Whilst the additional exceptions included show that some of the concerns which had been raised have been, at least partially, taken on board, there are a number of issues which remain. These are both in terms of overall points of principle as to whether any regulation is advantageous where it seeks to override what is a contractually agreed prohibition on assignment and confidentiality of information made between consenting parties and also further specific points of concern.

The further publication of the 2018 Proposals after the withdrawal of the 2017 Proposals indicates that the government considers that the public policy desire to improve access to finance for SMEs overrides what many consider to be the wider public policy imperative under English law that commercial parties should have freedom to contract on terms of their choosing without one party being favoured by statutory intervention. The ability for suppliers to negotiate specific conditions with their customers which allow for assignment of receivables for the purpose of raising finance into the contracts has seemingly not been considered sufficient.

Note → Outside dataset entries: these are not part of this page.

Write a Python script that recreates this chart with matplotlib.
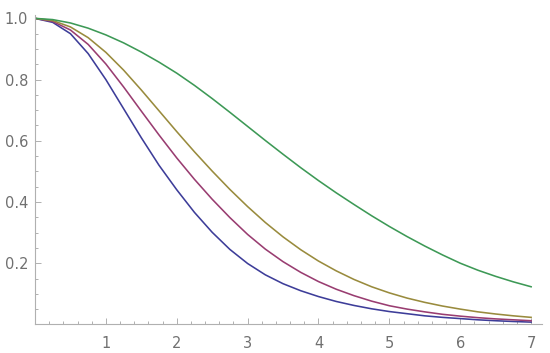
import matplotlib
matplotlib.use("Agg")
import matplotlib.pyplot as plt
from matplotlib.ticker import MultipleLocator, FixedLocator

# ------------------------------------------------------------
#   DATA
# ------------------------------------------------------------
x_vals = [0.0, 0.25, 0.5, 0.75, 1.0, 1.25, 1.5, 1.75, 2.0, 2.25, 2.5, 2.75,
          3.0, 3.25, 3.5, 3.75, 4.0, 4.25, 4.5, 4.75, 5.0, 5.25, 5.5, 5.75,
          6.0, 6.25, 6.5, 6.75, 7.0]

blue_vals = [1.0, 0.987, 0.950, 0.885, 0.800, 0.705, 0.610, 0.520, 0.440,
             0.366, 0.301, 0.245, 0.199, 0.162, 0.133, 0.110, 0.091, 0.075,
             0.062, 0.051, 0.042, 0.035, 0.028, 0.023, 0.019, 0.015, 0.012,
             0.0095, 0.0075]

purple_vals = [1.0, 0.990, 0.962, 0.915, 0.851, 0.776, 0.697, 0.619, 0.544,
               0.474, 0.409, 0.349, 0.294, 0.246, 0.205, 0.170, 0.140, 0.115,
               0.094, 0.076, 0.061, 0.050, 0.041, 0.033, 0.027, 0.022, 0.018,
               0.015, 0.012]

olive_vals = [1.0, 0.993, 0.972, 0.937, 0.889, 0.831, 0.766, 0.698, 0.630,
              0.564, 0.501, 0.441, 0.385, 0.333, 0.286, 0.244, 0.207, 0.175,
              0.147, 0.123, 0.103, 0.086, 0.072, 0.060, 0.050, 0.041, 0.034,
              0.028, 0.023]

green_vals = [1.0, 0.996, 0.985, 0.968, 0.946, 0.920, 0.890, 0.857, 0.821,
              0.781, 0.738, 0.693, 0.647, 0.601, 0.556, 0.512, 0.470, 0.430,
              0.392, 0.355, 0.320, 0.287, 0.256, 0.227, 0.200, 0.177, 0.157,
              0.139, 0.123]

x_ticks = [1, 2, 3, 4, 5, 6, 7]
y_ticks = [0.2, 0.4, 0.6, 0.8, 1.0]
y_tick_labels = ["0.2", "0.4", "0.6", "0.8", "1.0"]

# Mathematica-style default colours
series = [
    (blue_vals, (0.24, 0.24, 0.6)),
    (purple_vals, (0.6, 0.24, 0.443)),
    (olive_vals, (0.6, 0.547, 0.24)),
    (green_vals, (0.24, 0.6, 0.337)),
]

# ------------------------------------------------------------
#   PLOT
# ------------------------------------------------------------
fig = plt.figure(figsize=(5.5, 3.53), dpi=100)
ax = fig.add_axes([0.0636, 0.081, 0.9214, 0.8765])

for vals, col in series:
    ax.plot(x_vals, vals, color=col, lw=1.15, solid_joinstyle="round")

ax.set_xlim(0, 7.15)
ax.set_ylim(0, 1.011)

axis_col = "#b0b0b0"
for side in ("top", "right"):
    ax.spines[side].set_visible(False)
for side in ("left", "bottom"):
    ax.spines[side].set_color(axis_col)
    ax.spines[side].set_linewidth(0.8)

ax.xaxis.set_major_locator(FixedLocator(x_ticks))
ax.xaxis.set_minor_locator(MultipleLocator(0.2))
ax.yaxis.set_major_locator(FixedLocator(y_ticks))
ax.yaxis.set_minor_locator(MultipleLocator(0.05))
ax.set_yticklabels(y_tick_labels)

ax.tick_params(which="both", direction="in", color=axis_col, width=0.7)
ax.tick_params(which="major", length=4.5, labelsize=10.5, labelcolor="#707070")
ax.tick_params(which="minor", length=2.5)
ax.tick_params(axis="x", which="major", pad=8)
ax.tick_params(axis="y", which="major", pad=5)

fig.savefig("out.png", dpi=100)
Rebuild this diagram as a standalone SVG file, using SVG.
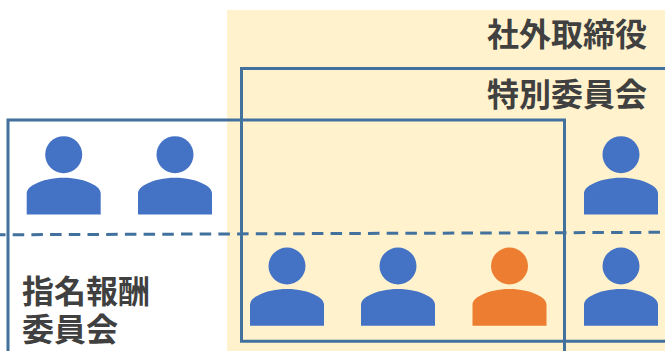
<svg xmlns="http://www.w3.org/2000/svg" width="665" height="351" viewBox="0 0 665 351">
<style>
.frame{fill:none;stroke:#41719c;stroke-width:3}
.dash{fill:none;stroke:#41719c;stroke-width:3;stroke-dasharray:11.500 7.200}
.lbl{font-family:"Noto Sans CJK JP","Noto Sans CJK SC",sans-serif;font-size:32px;font-weight:700;fill:#404040}
.blue{fill:#4472c4}
.orange{fill:#ed7d31}
</style>
<defs>
<g id="person">
<circle cx="0" cy="0" r="18.500"/>
<path d="M-37 59.700V39C-37 35-34 32-30 30C-21 25-11 23 0 23C11 23 21 25 30 30C34 32 37 35 37 39V59.700Z"/>
</g>
</defs>
<rect id="outside-directors" x="227" y="10" width="438" height="341" fill="#fff2cc"/>
<g id="connectors">
<path class="dash" d="M-6 234.800L665 232.300"/>
</g>
<g id="special-committee"><path class="frame" d="M666 68.500H241.500V341.200H666"/></g>
<g id="nomination-committee"><path class="frame" d="M564.500 352V120H8V352"/></g>
<g id="p1" class="blue"><use href="#person" x="63.700" y="154.700"/></g>
<g id="p2" class="blue"><use href="#person" x="175" y="154.700"/></g>
<g id="p3" class="blue"><use href="#person" x="621" y="154.700"/></g>
<g id="p4" class="blue"><use href="#person" x="287" y="266"/></g>
<g id="p5" class="blue"><use href="#person" x="398" y="266"/></g>
<g id="p6" class="orange"><use href="#person" x="509.500" y="266"/></g>
<g id="p7" class="blue"><use href="#person" x="621" y="266"/></g>
<g id="label-outside"><text class="lbl" x="487" y="46">社外取締役</text></g>
<g id="label-special"><text class="lbl" x="487" y="106">特別委員会</text></g>
<g id="label-nomination"><text class="lbl" x="22" y="303">指名報酬</text><text class="lbl" x="22" y="341">委員会</text></g>
</svg>
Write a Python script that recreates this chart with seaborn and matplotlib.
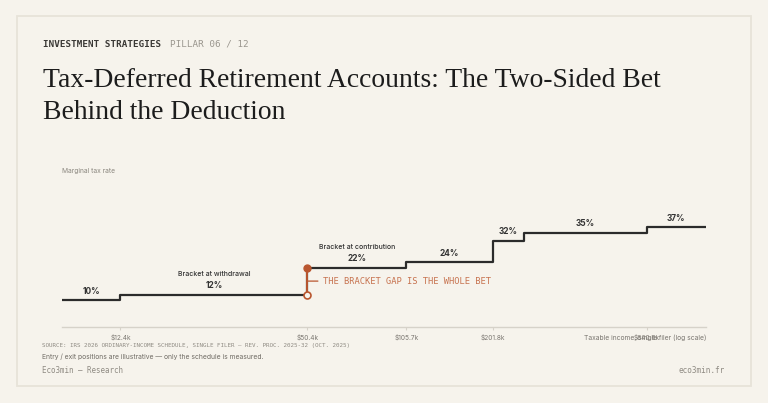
import matplotlib
matplotlib.use("Agg")
import matplotlib.pyplot as plt
from matplotlib.patches import Rectangle
from matplotlib.ticker import NullLocator
import seaborn as sns
import pandas as pd
import numpy as np

# ---------------- data ----------------
thresholds = [12400, 50400, 105700, 201775, 256225, 640600]   # bracket floors ($)
rates = [10, 12, 22, 24, 32, 35, 37]                           # marginal rate (%)
income_min, income_max = 8000, 1000000                         # plotted domain
tick_values = [12400, 50400, 105700, 201775, 640600]
tick_labels = ["$12.4k", "$50.4k", "$105.7k", "$201.8k", "$640.6k"]
bracket_notes = {1: "Bracket at withdrawal", 2: "Bracket at contribution"}
exit_idx, entry_idx = 1, 2

# ---------------- style ----------------
sns.set_theme(style="white")
plt.rcParams["font.family"] = ["Inter", "DejaVu Sans"]
BG = "#f6f3ec"
INK = "#2b2b2b"
ORANGE = "#b9562f"
ORANGE_TXT = "#c7734f"
MONO = "DejaVu Sans Mono"
SERIF = "Liberation Serif"

W, H = 768, 403
fig = plt.figure(figsize=(W / 100, H / 100), dpi=100, facecolor=BG)
renderer = fig.canvas.get_renderer()


def fx(x):
    return x / W


def fy(y):
    return 1 - y / H


def fit(s, target, **kw):
    t = fig.text(0, 0, s, fontsize=10, **kw)
    w = t.get_window_extent(renderer).width
    t.remove()
    return 10 * target / w


def ftext(x, y, s, target, **kw):
    fk = {k: v for k, v in kw.items() if k in ("family", "weight")}
    size = fit(s, target, **fk)
    return fig.text(fx(x), fy(y), s, fontsize=size, **kw)


# card
fig.add_artist(Rectangle((fx(17), fy(386)), (751 - 17) / W, (386 - 16) / H,
                         transform=fig.transFigure, facecolor=BG,
                         edgecolor="#e7e3d9", lw=1.3, zorder=-5))

# header
ftext(42.7, 44.2, "INVESTMENT STRATEGIES", 118, family=MONO, weight="bold",
      color="#3a3835", va="center", ha="left")
ftext(170, 44.2, "PILLAR 06 / 12", 77.7, family=MONO, color="#9a968e",
      va="center", ha="left")
title1 = "Tax-Deferred Retirement Accounts: The Two-Sided Bet"
title2 = "Behind the Deduction"
tsize = fit(title1, 616.6, family=SERIF)
fig.text(fx(42.7), fy(87.3), title1, family=SERIF, fontsize=tsize,
         color="#1c1c1c", va="baseline", ha="left")
fig.text(fx(42.7), fy(119.3), title2, family=SERIF, fontsize=tsize,
         color="#1c1c1c", va="baseline", ha="left")

ftext(61.7, 170.7, "Marginal tax rate", 53, color="#8a867e", va="center", ha="left")

# ---------------- chart ----------------
ax = fig.add_axes([fx(62), fy(327), (706 - 62) / W, (327 - 178.5) / H])
ax.set_facecolor("none")

edges = [income_min] + thresholds + [income_max]
df = pd.DataFrame({"income": edges, "rate": rates + [rates[-1]]})
sns.lineplot(data=df, x="income", y="rate", drawstyle="steps-post",
             color=INK, lw=1.6, ax=ax, zorder=3)
ax.set_xscale("log")
ax.set_xlim(income_min, income_max)
ax.set_ylim(0, 55)

for s in ("left", "top", "right"):
    ax.spines[s].set_visible(False)
ax.spines["bottom"].set_color("#d6d2c9")
ax.spines["bottom"].set_linewidth(1.0)

tick_size = fit("$12.4k", 20.7)
ax.set_xticks(tick_values, tick_labels)
ax.xaxis.set_minor_locator(NullLocator())
ax.tick_params(axis="x", bottom=True, length=2.5, width=0.8, color="#d6d2c9",
               labelsize=tick_size, labelcolor="#7a7670", pad=2.5)
ax.set_yticks([])
ax.set_xlabel("")
ax.set_ylabel("")

pct_size = fit("10%", 17.6, weight="bold")
note_size = fit("Bracket at withdrawal", 72.3, weight="medium")
for i, rate in enumerate(rates):
    mid = np.sqrt(edges[i] * edges[i + 1])
    ax.annotate(f"{rate}%", (mid, rate), xytext=(0, 6.2), textcoords="offset points",
                ha="center", va="center", fontsize=pct_size, weight="bold",
                color="#333333")
    if i in bracket_notes:
        ax.annotate(bracket_notes[i], (mid, rate), xytext=(0, 14.5),
                    textcoords="offset points", ha="center", va="center",
                    fontsize=note_size, weight="medium", color="#333333")

# the bracket gap: exit rate (hollow) vs entry rate (filled) at the 22% floor
gap_x = thresholds[entry_idx - 1]
lo_rate, hi_rate = rates[exit_idx], rates[entry_idx]
ax.plot([gap_x, gap_x], [lo_rate, hi_rate], color=ORANGE, lw=1.4, zorder=4)
ax.plot([gap_x], [hi_rate], "o", ms=5, color=ORANGE, zorder=5)
ax.plot([gap_x], [lo_rate], "o", ms=5, mfc=BG, mec=ORANGE, mew=1.2, zorder=5)
mid_rate = (lo_rate + hi_rate) / 2
ax.annotate("", xy=(gap_x, mid_rate), xytext=(7.5, 0), textcoords="offset points",
            arrowprops=dict(arrowstyle="-", color=ORANGE, lw=0.9,
                            shrinkA=0, shrinkB=0))
ann_text = "THE BRACKET GAP IS THE WHOLE BET"
ann_size = fit(ann_text, 169, family=MONO)
ax.annotate(ann_text, (gap_x, mid_rate), xytext=(11.2, 0),
            textcoords="offset points", ha="left", va="center",
            family=MONO, fontsize=ann_size, color=ORANGE_TXT)

ftext(706, 337.3, "Taxable income, single filer (log scale)", 122.7,
      color="#7a7670", va="center", ha="right")

# footer
ftext(42.3, 345, "SOURCE: IRS 2026 ORDINARY-INCOME SCHEDULE, SINGLE FILER — REV. PROC. 2025-32 (OCT. 2025)",
      309, family=MONO, color="#8f8b83", va="center", ha="left")
ftext(42.3, 357, "Entry / exit positions are illustrative — only the schedule is measured.",
      221, color="#6f6b64", va="center", ha="left")
ftext(42.3, 370.7, "Eco3min — Research", 82, family=MONO, color="#8f8b83",
      va="center", ha="left")
ftext(725, 370.7, "eco3min.fr", 45.7, family=MONO, color="#8f8b83",
      va="center", ha="right")

fig.savefig("out.png", dpi=100, facecolor=BG)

Even if the public policy benefits of banning prohibitions on assignment are considered worth undermining the principle of freedom of contract and the ability to restrict access to what could be commercially sensitive information, there remain specific matters which have not been addressed in the 2018 Proposals which could lead to continued confusion.

Specific concerns and problems include:

  • No distinction is made between an equitable or a statutory (or legal) assignment
  • Are security assignments (or equivalent charges) caught by the regulations? – presumably the answer is yes so secured lending on receivables will also be captured
  • How will negative pledge clauses in finance agreements which seek to restrict a borrower from assigning their receivables to a third party be treated?
  • Payment flows under commercial contracts (even with SMEs) commonly go both ways during the lifetime of contracts so assigned claims will need to take account of set-offs or counterclaim rights which buyers may specifically have sought to prevent through prohibiting assignment
  • Petroleum licences are excluded – are there other licensed sectors (such as broadcasting, telecommunications, newspapers, pharmaceuticals) which should have the same treatment for public policy reasons?
  • There is a risk that finance companies will be tempted not to carry out sufficient due diligence on the contracts their customers are seeking them to finance in the mistaken belief that the only concern was to check if there was a prohibition on assignment. Discounts, penalties, termination rights, tenors, set-off rights, among others, will continue to be important matters which receivables financiers should be aware of.
  • The regulation is not limited to assignments of receivables for the purpose of raising finance by the supplier and assignees are not limited to such finance companies
  • If prohibitions on assignment are not enforceable, will restrictions on who assignments can be made to be defeated by the regulations so that, for example, buyers’ competitors could be able to acquire receivables which could be sensitive for a number of reasons
  • There appears to be no restriction on receivables being assigned a second or further times in secondary markets which is a step beyond the ability of the supplier raising its finance initially
  • How will future amendment or novation of contracts signed before the 31 December 2018 cut-off point be treated? Novation may catch parties unawares as they technically create a new contract and therefore the regulations would apply but uncertainty is likely to arise in relation to amendments

In conclusion, at a practical and commercial level, a number of improvements have been made to the draft regulations to shield the wider finance sector from effects which were only intended for SME supply chain finance. However, there remain a number of potential problems which have not been addressed or which will likely arise from their introduction. It will be interesting to see if the regulations have a noticeable effect in supporting access to finance for the SME sector which its supporters argue justifies what many see as an unwarranted erosion of the principle that commercial parties should be entitled to contract on their own commercial terms.